The yarn is a mix - 49% wool, 34% mohair, 11% nylon (technically it's a sock yarn), 4% acrylic and 2% silk. The mohair means the shawl is very light, decidedly non-drapey and a little hairy, and maybe it wasn't the best choice for this pattern. But I do like the finished project.
The pattern was fun to knit because it consisted (once the plain base was done) of 23 completely different lace rows with plain purl rows between them. Now I'm looking at other lace shawl patterns.
Which of these do you like the best? Tell me why in a comment!
1. Echo Flower Shawl
Pro - gorgeous texture, and it's free! No beads (nupps are so much nicer!).
Con - triangular, not my favourite shape. A Raveller has figured out how to make it into a sort-of crescent but her version used 800m of yarn. The pattern itself calls for 440-880m, which would require an annoyingly small amount more than 1 skein of sock yarn (100g). On the other hand I have some lace-weight in the right amount.
2. Sweet Dreams
Pro - wonderfully spiky, already a crescent, many variations are possible, including designer-sanctioned choice to omit all beads. Could be made out of 100g of sock yarn.
Con - a relatively expensive paid pattern since I have to buy an entire e-book to get it.
3. Dandelion on a Meadow
|Dandelion on a Meadow|
Con - (maybe, maybe not) this is knitted from the bottom up rather than top down. I haven't made one this way before. Paid pattern.

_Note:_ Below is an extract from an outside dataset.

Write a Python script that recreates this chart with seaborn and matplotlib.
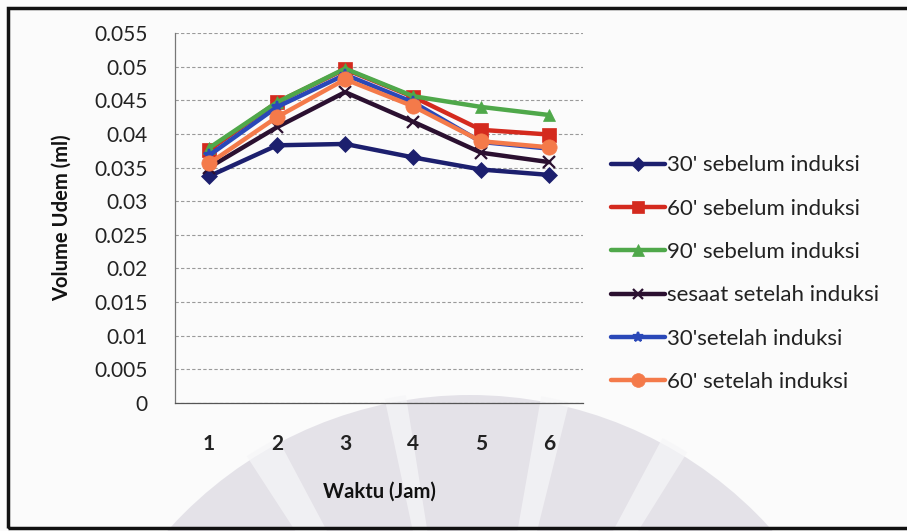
import numpy as np
import pandas as pd
import matplotlib
matplotlib.use("Agg")
import matplotlib.pyplot as plt
from matplotlib.patches import Rectangle, Wedge
from matplotlib.lines import Line2D
import seaborn as sns

# Waktu pengukuran (jam)
jam = [1, 2, 3, 4, 5, 6]

# Volume udem rata-rata (ml) per kelompok
sebelum_30 = [0.0337, 0.0383, 0.0385, 0.0365, 0.0347, 0.0339]
sebelum_60 = [0.0376, 0.0447, 0.0496, 0.0455, 0.0406, 0.0399]
sebelum_90 = [0.0379, 0.0447, 0.0497, 0.0456, 0.0440, 0.0428]
sesaat = [0.0350, 0.0410, 0.0462, 0.0418, 0.0372, 0.0358]
setelah_30 = [0.0368, 0.0440, 0.0488, 0.0447, 0.0388, 0.0378]
setelah_60 = [0.0356, 0.0425, 0.0481, 0.0441, 0.0389, 0.0380]

labels = ["30' sebelum induksi", "60' sebelum induksi", "90' sebelum induksi",
          "sesaat setelah induksi", "30'setelah induksi", "60' setelah induksi"]
series = [sebelum_30, sebelum_60, sebelum_90, sesaat, setelah_30, setelah_60]

y_ticks = [0, 0.005, 0.01, 0.015, 0.02, 0.025, 0.03, 0.035, 0.04, 0.045, 0.05, 0.055]
y_ticklabels = ["0", "0.005", "0.01", "0.015", "0.02", "0.025", "0.03",
                "0.035", "0.04", "0.045", "0.05", "0.055"]

colors = ["#1c1f6e", "#d42a1e", "#4fa84a", "#2b1030", "#2a48b8", "#f47a4a"]
markers = ["D", "s", "^", "x", "*", "o"]
msizes = [8, 10, 9, 8, 8, 11]

df = pd.DataFrame({
    "Jam": np.tile(jam, len(series)),
    "Volume": np.concatenate(series),
    "Kelompok": np.repeat(labels, len(jam)),
})

sns.set_theme(style="white")
plt.rcParams["font.family"] = ["Lato", "DejaVu Sans"]

fig = plt.figure(figsize=(9.07, 5.31), dpi=100)
fig.patch.set_facecolor("#fbfbfb")

# faint fan-shaped emblem behind the lower part of the chart
fan = Wedge((4.70, -2.69), 4.05, 0, 180, transform=fig.dpi_scale_trans,
            facecolor="#c9c5d3", edgecolor="none", alpha=0.45, zorder=0)
fig.patches.append(fan)
for a0, a1 in [(118, 123), (99, 102), (76, 80), (58, 62)]:
    ray = Wedge((4.70, -2.69), 4.1, a0, a1, transform=fig.dpi_scale_trans,
                facecolor="#f6f6f8", edgecolor="none", alpha=0.7, zorder=0.1)
    fig.patches.append(ray)

# outer frame
frame = Rectangle((0.009, 0.006), 1.2, 0.979, transform=fig.transFigure,
                  fill=False, edgecolor="#111111", linewidth=2.5, zorder=5)
fig.patches.append(frame)

ax = fig.add_axes([0.193, 0.241, 0.450, 0.697])
ax.set_facecolor("none")
ax.set_zorder(3)

for i, lab in enumerate(labels):
    sub = df[df["Kelompok"] == lab]
    sns.lineplot(data=sub, x="Jam", y="Volume", ax=ax, color=colors[i],
                 marker=markers[i], markersize=msizes[i], linewidth=3.2,
                 markeredgecolor=colors[i], markeredgewidth=1.6 if markers[i] in "x*" else 0.5,
                 legend=False, zorder=3 + i * 0.1)

ax.set_xlim(0.5, 6.5)
ax.set_ylim(0, 0.055)
ax.set_yticks(y_ticks)
ax.set_yticklabels(y_ticklabels, fontsize=15, color="#222222")
ax.set_xticks(jam)
ax.set_xticklabels([str(j) for j in jam], fontsize=15, fontweight="bold", color="#222222")
ax.set_xticks(np.arange(0.5, 7.0, 1.0), minor=True)
ax.tick_params(axis="x", which="major", length=0, pad=22)
ax.tick_params(axis="x", which="minor", length=5, width=0.8, color="#555555", direction="out")
ax.tick_params(axis="y", which="major", length=6, width=0.8, color="#555555", direction="out", pad=14)

ax.yaxis.grid(True, linestyle=(0, (3, 2)), color="#9a9a9a", linewidth=0.8)
ax.xaxis.grid(False)
for s in ["top", "right"]:
    ax.spines[s].set_visible(False)
ax.spines["left"].set_color("#777777")
ax.spines["bottom"].set_color("#555555")
ax.spines["left"].set_linewidth(0.9)
ax.spines["bottom"].set_linewidth(0.9)

ax.set_xlabel("Waktu (Jam)", fontsize=14.5, fontweight="bold", labelpad=20, color="#111111")
ax.set_ylabel("Volume Udem (ml)", fontsize=14.5, fontweight="bold", labelpad=16, color="#111111")

handles = [Line2D([0], [0], color=colors[i], marker=markers[i], markersize=msizes[i] * 0.9,
                  linewidth=3.2, markeredgecolor=colors[i],
                  markeredgewidth=1.6 if markers[i] in "x*" else 0.5)
           for i in range(len(labels))]
leg = fig.legend(handles, labels, loc="upper left", bbox_to_anchor=(0.652, 0.745),
                 frameon=False, fontsize=16, handlelength=2.4, handletextpad=0.1,
                 labelspacing=1.05, labelcolor="#222222")
leg.set_zorder(4)

fig.savefig("out.png", dpi=100, facecolor=fig.get_facecolor())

Pro - another spiky lace pattern from the same designer as Sweet Dreams. It's less expensive since it's available as a single pattern. It could be made from 100g of sock yarn.
Con - A paid pattern. Although you can't really tell from the photo, the lace pattern doesn't vary much as the shawl progresses, so might be less captivating to knit. And is it too baroque for The Sewing Lawyer?
Excuse me while I go diving in my yarn stash.